→ Brief: Go through the entries and transcribe each one exactly, dropping the pictures.

→ Supplied data:

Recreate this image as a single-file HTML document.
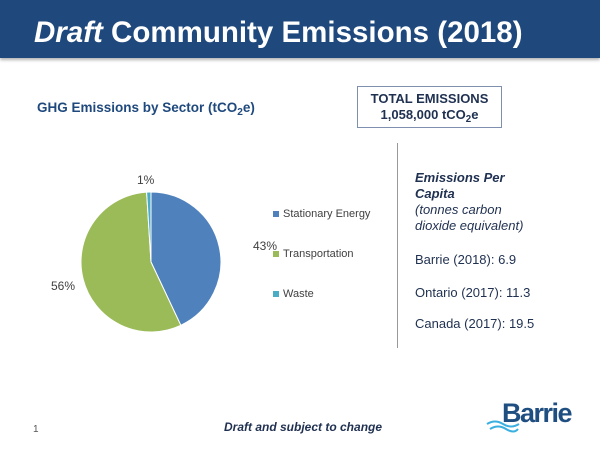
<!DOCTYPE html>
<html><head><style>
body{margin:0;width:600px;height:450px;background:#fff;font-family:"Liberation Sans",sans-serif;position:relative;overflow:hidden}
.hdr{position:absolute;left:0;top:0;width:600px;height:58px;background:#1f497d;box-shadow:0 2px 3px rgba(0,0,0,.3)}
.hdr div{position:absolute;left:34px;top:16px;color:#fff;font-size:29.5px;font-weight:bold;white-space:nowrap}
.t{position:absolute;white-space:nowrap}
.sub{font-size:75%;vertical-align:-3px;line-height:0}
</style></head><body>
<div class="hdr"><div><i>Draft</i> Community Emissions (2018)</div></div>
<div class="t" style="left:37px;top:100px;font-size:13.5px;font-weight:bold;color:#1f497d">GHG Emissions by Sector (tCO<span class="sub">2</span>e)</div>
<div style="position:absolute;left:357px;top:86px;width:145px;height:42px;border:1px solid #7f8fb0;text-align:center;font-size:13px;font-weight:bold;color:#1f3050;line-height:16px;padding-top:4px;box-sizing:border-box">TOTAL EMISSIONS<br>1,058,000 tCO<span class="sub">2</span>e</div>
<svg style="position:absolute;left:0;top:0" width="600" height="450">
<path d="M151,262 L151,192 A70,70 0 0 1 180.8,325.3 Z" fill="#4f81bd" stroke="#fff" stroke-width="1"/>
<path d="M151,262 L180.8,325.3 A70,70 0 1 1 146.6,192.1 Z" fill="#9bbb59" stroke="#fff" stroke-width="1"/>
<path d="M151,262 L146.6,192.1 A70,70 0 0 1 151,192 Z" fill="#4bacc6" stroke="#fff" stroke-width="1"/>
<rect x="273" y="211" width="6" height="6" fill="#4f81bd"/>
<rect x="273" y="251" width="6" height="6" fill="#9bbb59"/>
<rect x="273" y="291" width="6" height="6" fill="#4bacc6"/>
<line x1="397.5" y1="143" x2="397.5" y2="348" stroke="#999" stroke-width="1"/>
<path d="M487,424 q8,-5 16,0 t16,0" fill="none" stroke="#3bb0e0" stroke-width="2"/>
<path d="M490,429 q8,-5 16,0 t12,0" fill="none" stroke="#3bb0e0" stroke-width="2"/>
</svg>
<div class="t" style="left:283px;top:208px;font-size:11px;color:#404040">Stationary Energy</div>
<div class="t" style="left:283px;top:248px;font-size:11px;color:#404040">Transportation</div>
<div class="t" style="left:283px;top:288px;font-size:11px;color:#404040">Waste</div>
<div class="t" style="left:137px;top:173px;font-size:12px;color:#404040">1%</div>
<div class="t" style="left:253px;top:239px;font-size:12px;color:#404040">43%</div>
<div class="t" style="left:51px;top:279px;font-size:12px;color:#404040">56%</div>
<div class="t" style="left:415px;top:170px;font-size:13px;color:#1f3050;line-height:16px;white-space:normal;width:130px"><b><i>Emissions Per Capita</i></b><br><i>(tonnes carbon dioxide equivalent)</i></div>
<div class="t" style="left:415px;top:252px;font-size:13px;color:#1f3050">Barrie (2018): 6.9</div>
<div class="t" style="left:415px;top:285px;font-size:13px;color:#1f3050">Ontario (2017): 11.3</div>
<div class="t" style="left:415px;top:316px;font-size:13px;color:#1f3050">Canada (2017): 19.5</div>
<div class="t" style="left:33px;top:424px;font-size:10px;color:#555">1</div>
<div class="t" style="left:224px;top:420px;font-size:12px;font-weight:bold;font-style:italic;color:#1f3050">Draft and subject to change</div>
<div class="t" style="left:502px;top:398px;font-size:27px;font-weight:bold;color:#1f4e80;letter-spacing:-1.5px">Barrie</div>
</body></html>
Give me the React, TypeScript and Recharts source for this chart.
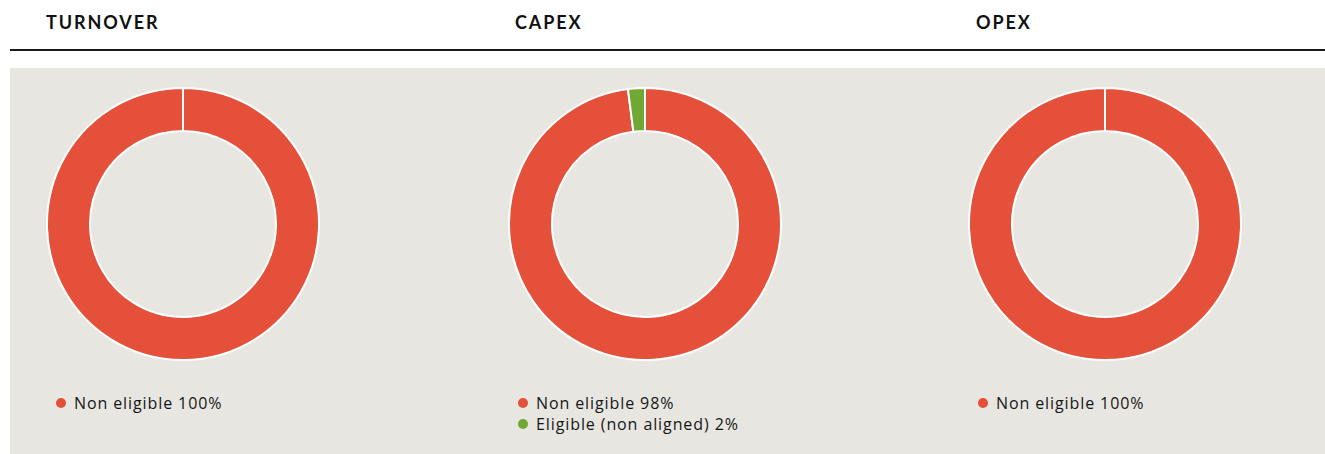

→ Result of the task:
Recreate this image as a single-file HTML document.
<!DOCTYPE html>
<html><head><style>
body{margin:0;width:600px;height:450px;background:#fff;font-family:"Liberation Sans",sans-serif;position:relative;overflow:hidden}
.hdr{position:absolute;left:0;top:0;width:600px;height:58px;background:#1f497d;box-shadow:0 2px 3px rgba(0,0,0,.3)}
.hdr div{position:absolute;left:34px;top:16px;color:#fff;font-size:29.5px;font-weight:bold;white-space:nowrap}
.t{position:absolute;white-space:nowrap}
.sub{font-size:75%;vertical-align:-3px;line-height:0}
</style></head><body>
<div class="hdr"><div><i>Draft</i> Community Emissions (2018)</div></div>
<div class="t" style="left:37px;top:100px;font-size:13.5px;font-weight:bold;color:#1f497d">GHG Emissions by Sector (tCO<span class="sub">2</span>e)</div>
<div style="position:absolute;left:357px;top:86px;width:145px;height:42px;border:1px solid #7f8fb0;text-align:center;font-size:13px;font-weight:bold;color:#1f3050;line-height:16px;padding-top:4px;box-sizing:border-box">TOTAL EMISSIONS<br>1,058,000 tCO<span class="sub">2</span>e</div>
<svg style="position:absolute;left:0;top:0" width="600" height="450">
<path d="M151,262 L151,192 A70,70 0 0 1 180.8,325.3 Z" fill="#4f81bd" stroke="#fff" stroke-width="1"/>
<path d="M151,262 L180.8,325.3 A70,70 0 1 1 146.6,192.1 Z" fill="#9bbb59" stroke="#fff" stroke-width="1"/>
<path d="M151,262 L146.6,192.1 A70,70 0 0 1 151,192 Z" fill="#4bacc6" stroke="#fff" stroke-width="1"/>
<rect x="273" y="211" width="6" height="6" fill="#4f81bd"/>
<rect x="273" y="251" width="6" height="6" fill="#9bbb59"/>
<rect x="273" y="291" width="6" height="6" fill="#4bacc6"/>
<line x1="397.5" y1="143" x2="397.5" y2="348" stroke="#999" stroke-width="1"/>
<path d="M487,424 q8,-5 16,0 t16,0" fill="none" stroke="#3bb0e0" stroke-width="2"/>
<path d="M490,429 q8,-5 16,0 t12,0" fill="none" stroke="#3bb0e0" stroke-width="2"/>
</svg>
<div class="t" style="left:283px;top:208px;font-size:11px;color:#404040">Stationary Energy</div>
<div class="t" style="left:283px;top:248px;font-size:11px;color:#404040">Transportation</div>
<div class="t" style="left:283px;top:288px;font-size:11px;color:#404040">Waste</div>
<div class="t" style="left:137px;top:173px;font-size:12px;color:#404040">1%</div>
<div class="t" style="left:253px;top:239px;font-size:12px;color:#404040">43%</div>
<div class="t" style="left:51px;top:279px;font-size:12px;color:#404040">56%</div>
<div class="t" style="left:415px;top:170px;font-size:13px;color:#1f3050;line-height:16px;white-space:normal;width:130px"><b><i>Emissions Per Capita</i></b><br><i>(tonnes carbon dioxide equivalent)</i></div>
<div class="t" style="left:415px;top:252px;font-size:13px;color:#1f3050">Barrie (2018): 6.9</div>
<div class="t" style="left:415px;top:285px;font-size:13px;color:#1f3050">Ontario (2017): 11.3</div>
<div class="t" style="left:415px;top:316px;font-size:13px;color:#1f3050">Canada (2017): 19.5</div>
<div class="t" style="left:33px;top:424px;font-size:10px;color:#555">1</div>
<div class="t" style="left:224px;top:420px;font-size:12px;font-weight:bold;font-style:italic;color:#1f3050">Draft and subject to change</div>
<div class="t" style="left:502px;top:398px;font-size:27px;font-weight:bold;color:#1f4e80;letter-spacing:-1.5px">Barrie</div>
</body></html>
Give me the React, TypeScript and Recharts source for this chart.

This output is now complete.